In today’s Gospel reading, we heard a story of Jesus being named on the eighth day after his birth. This short reading contains a whole world of meanings, and I have enjoyed preaching on it in the past. It is also radically different from Matthew’s post-Christmas story, which we will hear next Sunday on Epiphany.

So, this year, instead of reflecting upon Luke’s text, I now open the floor. Do you have something you would like to share about Christmas Eve this year or a story from this past week. What follows Christmas Eve for you – this year, or any year? If want to share, just raise your hand and I’ll bring you the microphone.

. . . Thank you so much for that.

And now, to finish this time of Reflection, I have one more offering. Last week, I came across a video on the website of the New York Times about Christmas 50 years ago. In 1968, the first humans to fly to the moon beamed a TV broadcast back to earth on Christmas Eve. Their broadcast, and the pictures with which they returned, had a major impact on humanity’s awareness of the place of the earth in the cosmos and of the importance of environmental protection.

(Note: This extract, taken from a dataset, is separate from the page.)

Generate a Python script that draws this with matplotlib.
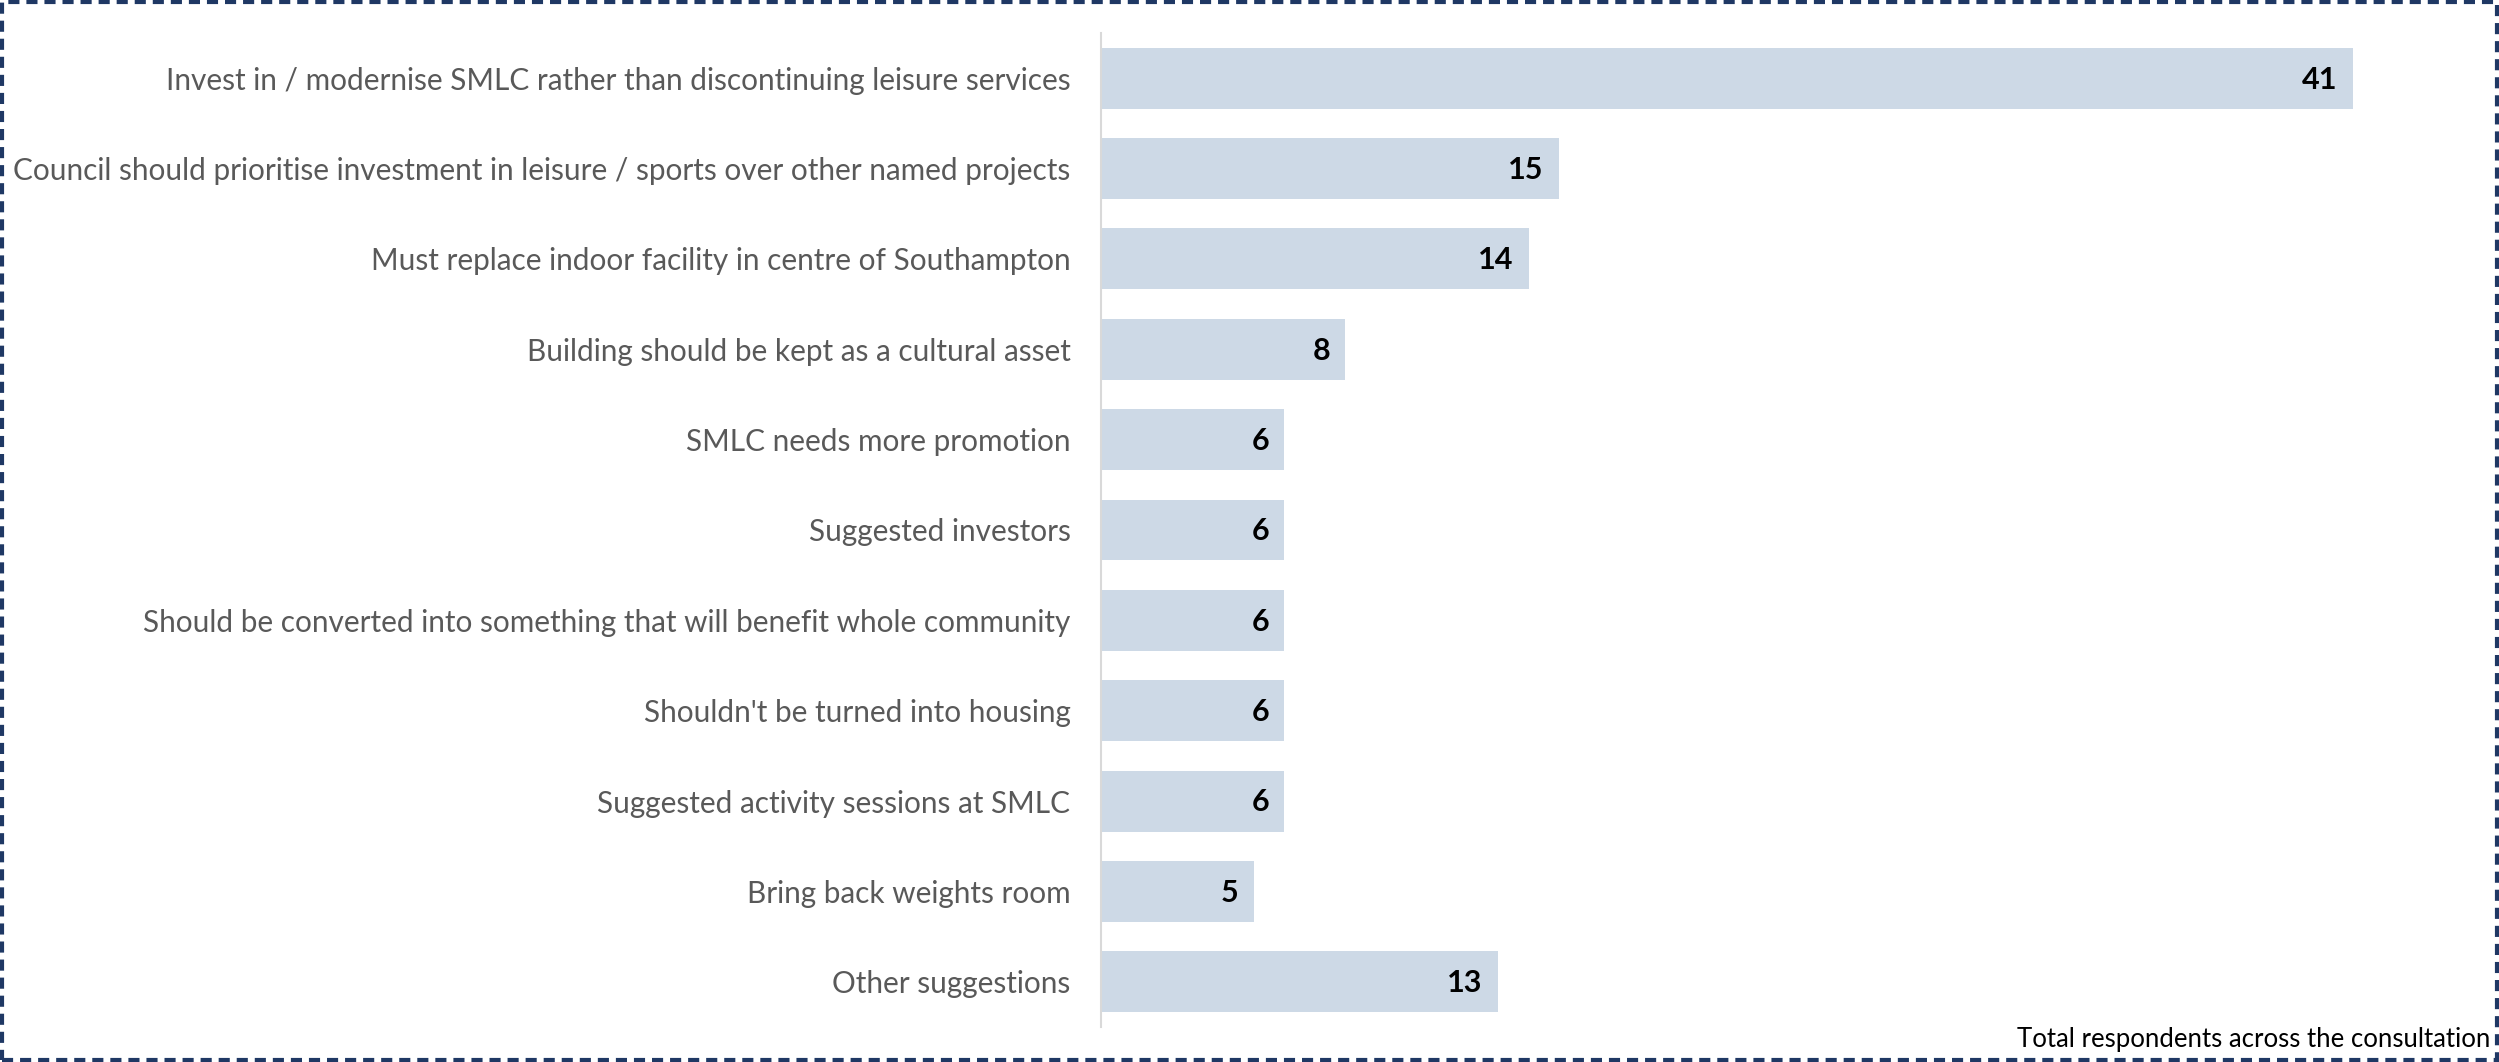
import matplotlib
matplotlib.use("Agg")
import matplotlib.pyplot as plt
from matplotlib.patches import Rectangle
from matplotlib import font_manager

plt.rcParams['lines.scale_dashes'] = False

categories = [
    "Invest in / modernise SMLC rather than discontinuing leisure services",
    "Council should prioritise investment in leisure / sports over other named projects",
    "Must replace indoor facility in centre of Southampton",
    "Building should be kept as a cultural asset",
    "SMLC needs more promotion",
    "Suggested investors",
    "Should be converted into something that will benefit whole community",
    "Shouldn't be turned into housing",
    "Suggested activity sessions at SMLC",
    "Bring back weights room",
    "Other suggestions",
]
values = [41, 15, 14, 8, 6, 6, 6, 6, 6, 5, 13]
footnote = "Total respondents across the consultation"

names = {f.name for f in font_manager.fontManager.ttflist}
font = "Liberation Sans Narrow" if "Liberation Sans Narrow" in names else "Lato"
plt.rcParams['font.family'] = [font, 'DejaVu Sans']

W, H, DPI = 2499, 1062, 100
fig = plt.figure(figsize=(W / DPI, H / DPI), dpi=DPI)

ax_left = 1101 / W
ax_right = 0.99
ax_bottom = 1 - 1027 / H
ax_top = 1 - 33 / H
ax = fig.add_axes([ax_left, ax_bottom, ax_right - ax_left, ax_top - ax_bottom])

px_per_unit = (2353 - 1101) / 41.0
xmax = (ax_right * W - 1101) / px_per_unit

y = list(range(len(categories)))
bars = ax.barh(y, values, height=0.675, color="#CDD9E6", edgecolor="none")
ax.set_ylim(len(categories) - 0.5, -0.5)
ax.set_xlim(0, xmax)
ax.set_yticks(y)
ax.set_yticklabels(categories, fontsize=21.4, color="#595959")
ax.tick_params(axis='y', length=0, pad=22)
ax.set_xticks([])
for s in ["top", "right", "bottom"]:
    ax.spines[s].set_visible(False)
ax.spines["left"].set_color("#D9D9D9")
ax.spines["left"].set_linewidth(1.5)

for yi, v in zip(y, values):
    ax.annotate(str(v), xy=(v, yi), xytext=(-11, -1), textcoords="offset points",
                ha="right", va="center", fontsize=22, fontweight="bold", color="black")

fig.text(0.9965, 1 - 1039 / H, footnote, ha="right", va="center", fontsize=18.5, color="black")

border = Rectangle((2 / W, 2 / H), 1 - 4 / W, 1 - 4 / H, transform=fig.transFigure,
                   fill=False, edgecolor="#1F3864", linewidth=3,
                   linestyle=(0, (8, 5)))
fig.patches.append(border)

fig.savefig("out.png", dpi=DPI)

So, here now is that three-minute video . . .

I hope this reminder of a significant event will broaden our imaginations of what comes after Christmas Eve. For NASA, what followed Apollo 8 in December 1968 was two more manned spaceflights to the moon in the spring of 1969 followed by a third one in July in which Neil Armstrong and Buzz Aldrin became the first humans to walk on the moon. This is an anniversary that many will mark next summer.

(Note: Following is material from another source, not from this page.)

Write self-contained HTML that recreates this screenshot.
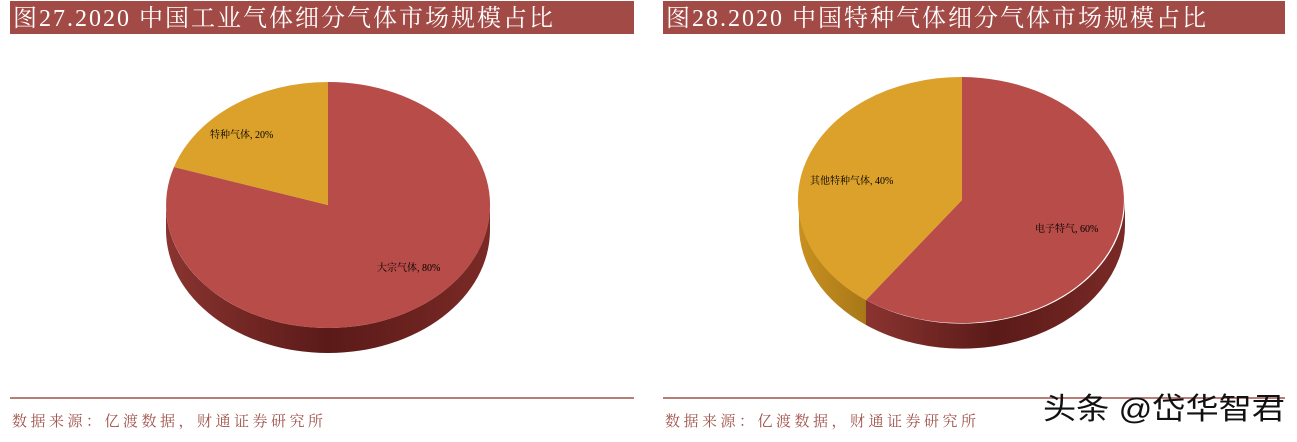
<!DOCTYPE html>
<html><head><meta charset="utf-8"><style>
body{margin:0;width:1297px;height:437px;background:#fff;overflow:hidden;font-family:"Liberation Serif","Noto Serif CJK SC",serif}
</style></head><body>
<svg width="1297" height="437" xmlns="http://www.w3.org/2000/svg">
<defs>
<linearGradient id="rs" x1="0" x2="1" y1="0" y2="0"><stop offset="0" stop-color="#8a3430"/><stop offset="0.5" stop-color="#5a1a18"/><stop offset="1" stop-color="#7a2a26"/></linearGradient>
<linearGradient id="ys" x1="0" x2="1"><stop offset="0" stop-color="#c89020"/><stop offset="1" stop-color="#a87818"/></linearGradient>
</defs>
<rect x="10" y="1" width="624" height="33" fill="#a24a45"/>
<text x="13" y="26" font-size="24" letter-spacing="2" fill="#fff" font-family="Liberation Serif,'Noto Serif CJK SC',serif">图27.2020 中国工业气体细分气体市场规模占比</text>
<rect x="663" y="1" width="622" height="33" fill="#a24a45"/>
<text x="666" y="26" font-size="24" letter-spacing="2" fill="#fff" font-family="Liberation Serif,'Noto Serif CJK SC',serif">图28.2020 中国特种气体细分气体市场规模占比</text>

<!-- Pie 1 -->
<path d="M166,205 A162,123 0 0 0 490,205 L490,230 A162,123 0 0 1 166,230 Z" fill="url(#rs)"/>
<path d="M328,205 L328,82 A162,123 0 1 1 174,167 Z" fill="#b84c48"/>
<path d="M328,205 L174,167 A162,123 0 0 1 328,82 Z" fill="#dca12a"/>
<text x="210" y="138" font-size="10" fill="#000">特种气体, 20%</text>
<text x="377" y="271" font-size="10" fill="#000">大宗气体, 80%</text>

<!-- Pie 2 -->
<path d="M799,200 A163,123 0 0 0 866,300 L866,325 A163,123 0 0 1 799,225 Z" fill="url(#ys)"/>
<path d="M866,300 A163,123 0 0 0 1125,200 L1125,225 A163,123 0 0 1 866,325 Z" fill="url(#rs)"/>
<path d="M962,200 L962,77 A163,123 0 1 1 866,300 Z" fill="#b84c48"/>
<path d="M962,200 L866,300 A163,123 0 0 1 962,77 Z" fill="#dca12a"/>
<text x="810" y="184" font-size="10" fill="#000">其他特种气体, 40%</text>
<text x="1035" y="232" font-size="10" fill="#000">电子特气, 60%</text>

<line x1="10" y1="398" x2="634" y2="398" stroke="#a0524a" stroke-width="1.5"/>
<line x1="663" y1="398" x2="1285" y2="398" stroke="#a0524a" stroke-width="1.5"/>
<text x="12" y="426" font-size="15" letter-spacing="3.5" fill="#a0524a">数据来源：亿渡数据，财通证券研究所</text>
<text x="665" y="426" font-size="15" letter-spacing="3.5" fill="#a0524a">数据来源：亿渡数据，财通证券研究所</text>
<text x="1043" y="419" font-size="30" fill="#111" font-family="Liberation Sans,'Noto Sans CJK SC',sans-serif" textLength="242" lengthAdjust="spacingAndGlyphs">头条 @岱华智君</text>
</svg>
</body></html>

Apollo 8 also precipitated a new consciousness of the beauty, unity, and fragility of the earth and an obligation to give thanks for its blessings and to work to preserve it.

With this in mind, I now close with a prayer. May we end 2018 and start 2019 with thanksgiving for this good earth, love for its beauty and uniqueness, and intentions to work to cherish and preserve it both now and always.